Study it, but stay on the right side of the line
The single rule that governs everything: only test what you are authorized to test. Reading an ethical hacking workshop online is entirely legal and valuable. Setting up your own lab, using sanctioned practice platforms, and participating in authorized bug-bounty programs are all legitimate ways to build real skill. Pointing the same techniques at systems you do not own is not ethical hacking — it is unauthorized access, and the "I was just learning" defense does not hold up. Keep the practice legal, and the knowledge makes you genuinely more valuable, whether you end up on offense or defense.
FAQ
Can I read an ethical hacking workshop online for free?
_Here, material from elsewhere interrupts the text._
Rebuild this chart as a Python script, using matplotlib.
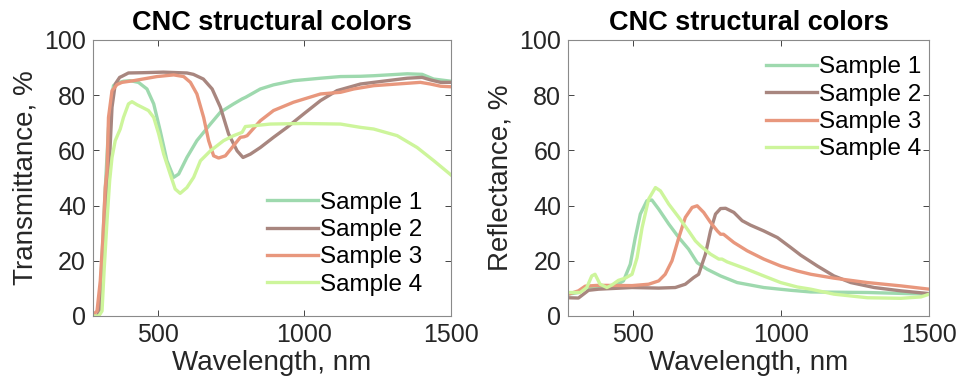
import numpy as np
import matplotlib.pyplot as plt

plt.rcParams['font.family'] = ['Liberation Sans', 'DejaVu Sans']

labels = ['Sample 1', 'Sample 2', 'Sample 3', 'Sample 4']
colors = ['#9ED9AE', '#A8867F', '#E8977D', '#CDF59B']

# Transmittance spectra (wavelength nm, %)
t1_wl = [282, 298, 305, 314, 322, 333, 345, 350, 362, 384, 407, 435, 464, 487, 509, 532, 555, 572,
         600, 634, 680, 714, 759, 788, 800, 850, 895, 963, 1055, 1123, 1191, 1236, 1350, 1401, 1440, 1500]
t1_val = [0, 0, 8, 28, 46, 68, 80, 83.4, 84.3, 85, 85.2, 84.6, 82.2, 76.8, 67.1, 56.2, 50.2, 51.4,
          57.4, 63.5, 69.5, 73.8, 76.8, 78.6, 79.2, 82.2, 83.7, 85.2, 86.1, 86.7, 86.8, 87, 87.7, 87.5, 85.8, 85]
t2_wl = [282, 298, 306, 316, 325, 333, 345, 356, 371, 379, 401, 450, 520, 600, 622, 656, 686, 714, 742,
         771, 791, 816, 850, 895, 941, 998, 1055, 1111, 1191, 1236, 1350, 1401, 1429, 1464, 1500]
t2_val = [0, 0, 5, 22, 38, 49, 75.6, 84, 86.4, 86.8, 88, 88.1, 88.3, 88, 87.5, 85.8, 82.2, 75.6, 65.9,
          59.8, 57.4, 58.6, 61, 64.7, 68.3, 73.2, 78, 81.6, 84, 84.6, 86.1, 86.4, 85.5, 84.6, 84.6]
t3_wl = [282, 294, 305, 314, 322, 328, 333, 345, 362, 379, 418, 498, 555, 589, 612, 634, 657, 674, 691,
         708, 731, 782, 795, 805, 850, 895, 963, 1055, 1123, 1168, 1236, 1395, 1429, 1464, 1500]
t3_val = [0.6, 1.8, 12.7, 28.4, 46.5, 52.6, 71.9, 81.6, 83.8, 84.6, 85.2, 86.7, 87.3, 86.7, 84.6, 80.4, 71.9,
          63.5, 58, 57.2, 58, 64.7, 64.9, 65.3, 70.7, 74.4, 77.4, 80.4, 81, 82.2, 83.4, 84.6, 84, 83.2, 83]
t4_wl = [282, 300, 311, 318, 328, 337, 345, 356, 373, 384, 401, 413, 430, 447, 469, 487, 504, 521, 543,
         560, 577, 600, 623, 646, 680, 725, 759, 788, 799, 884, 997, 1123, 1191, 1236, 1316, 1384, 1441, 1500]
t4_val = [0, 0, 1.8, 16.3, 34.5, 49, 57.4, 63.5, 67.7, 71.9, 76.8, 77.6, 76.5, 75.6, 74.4, 71.9, 65.9, 58.6, 51.4,
          46, 44.4, 46.5, 50.2, 56.2, 59.8, 63.5, 65.3, 66.5, 68.6, 69.5, 69.7, 69.5, 68.3, 67.7, 65.3, 61, 56.2, 51]

# Reflectance spectra (wavelength nm, %)
r1_wl = [281, 315, 338, 383, 439, 467, 490, 507, 524, 546, 563, 586, 620, 654, 687, 716, 750, 795,
         851, 941, 1032, 1100, 1291, 1500]
r1_val = [7.9, 8.5, 10, 10.3, 11, 12.7, 18.7, 28.4, 36.9, 41.7, 42, 38.7, 33.3, 28.4, 24.2, 19.3, 16.9, 14.5,
          12.1, 10.3, 9.3, 8.7, 8.5, 7.9]
r2_wl = [281, 315, 332, 349, 383, 496, 586, 642, 676, 704, 721, 744, 761, 778, 795, 812, 840, 868, 896,
         941, 987, 1032, 1066, 1122, 1178, 1235, 1314, 1404, 1500]
r2_val = [6.6, 6.5, 7.9, 9.3, 9.7, 10.3, 10.1, 10.3, 11.5, 13.9, 15.1, 22.4, 30.8, 36.9, 38.9, 39, 37.5, 34.5, 32.9,
          30.8, 28.4, 24.8, 22, 18.1, 14.5, 12.1, 10.3, 9.1, 8.1]
r3_wl = [281, 315, 338, 383, 496, 552, 586, 608, 631, 654, 676, 699, 716, 738, 761, 784, 795, 805, 840,
         885, 941, 998, 1054, 1100, 1178, 1291, 1404, 1500]
r3_val = [7.9, 9.1, 10.8, 11.1, 11, 11.5, 12.7, 15.1, 20, 28.4, 35.7, 39.3, 39.9, 37.5, 33.9, 30.8, 29.6, 29.6, 26.6,
          23.6, 20.6, 18.1, 16.3, 15.1, 13.7, 12.1, 10.9, 9.7]
r4_wl = [281, 321, 343, 360, 371, 388, 411, 428, 450, 473, 496, 513, 530, 552, 575, 592, 620, 654, 687,
         710, 727, 761, 789, 800, 817, 885, 941, 998, 1054, 1100, 1178, 1291, 1404, 1472, 1500]
r4_val = [8.5, 8.5, 10.3, 14.5, 15.1, 11.5, 10.3, 11.2, 12.9, 13.7, 15.1, 21.1, 32, 42.3, 46.5, 45.3, 40.5, 35.7, 30.8,
          27.2, 25.4, 22.4, 20.6, 20.6, 19.6, 16.9, 14.5, 12.1, 10.5, 9.7, 7.9, 6.6, 6.4, 6.9, 7.9]

trans = [(t1_wl, t1_val), (t2_wl, t2_val), (t3_wl, t3_val), (t4_wl, t4_val)]
refl = [(r1_wl, r1_val), (r2_wl, r2_val), (r3_wl, r3_val), (r4_wl, r4_val)]

fig = plt.figure(figsize=(9.58, 3.83), dpi=100)
ax1 = fig.add_axes([0.097, 0.175, 0.374, 0.721])
ax2 = fig.add_axes([0.593, 0.175, 0.377, 0.721])

for ax, data, ylab, anchor in [(ax1, trans, 'Transmittance, %', (0.485, 0.45)),
                               (ax2, refl, 'Reflectance, %', (0.547, 0.94))]:
    for (wl, val), c, lab in zip(data, colors, labels):
        ax.plot(wl, val, color=c, lw=2.4, label=lab, solid_joinstyle='round')
    ax.set_xlim(280, 1500)
    ax.set_ylim(0, 100)
    ax.set_xticks([500, 1000, 1500])
    ax.set_yticks(range(0, 101, 20))
    ax.set_title('CNC structural colors', fontsize=19.5, fontweight='bold', pad=7)
    ax.set_xlabel('Wavelength, nm', fontsize=20, color='#262626', labelpad=2)
    ax.set_ylabel(ylab, fontsize=20, color='#262626', labelpad=4)
    ax.tick_params(direction='in', top=True, right=True, labelsize=18,
                   colors='#262626', length=4, width=0.6, pad=5)
    for s in ax.spines.values():
        s.set_color('#8a8a8a')
        s.set_linewidth(0.8)
    ax.legend(loc='upper left', bbox_to_anchor=anchor, frameon=False, fontsize=17.5,
              handlelength=2.1, handletextpad=0.1, labelspacing=0.22, borderpad=0,
              borderaxespad=0)

fig.savefig('out.png', dpi=100)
Yes. Reputable free resources include the OWASP Testing Guide and OWASP Top 10, tool documentation, and published certification syllabi you can follow as a reading roadmap. Pair the reading with legal practice environments rather than treating a single text as the whole education.
Is it legal to practice ethical hacking?
Practicing is legal only against systems you own or have explicit written authorization to test — your own lab, deliberately vulnerable practice apps, sanctioned training platforms, or authorized bug-bounty scopes. The same techniques used against systems you do not own constitute unauthorized access, which is a crime.
Do I need to be a developer to learn ethical hacking?
No, but understanding how software, networks, and protocols work makes the techniques far more meaningful. Many strong ethical hackers come from a systems or networking background rather than software development. Foundations first, tools second, is the reliable path.
How does ethical hacking relate to defensive security?
Directly. Understanding how attacks work makes you better at preventing them — in secure code, in configuration, and in choosing controls. Automated tools like DAST and SCA encode the same attacker knowledge so teams can apply it continuously on every build instead of relying on periodic manual testing.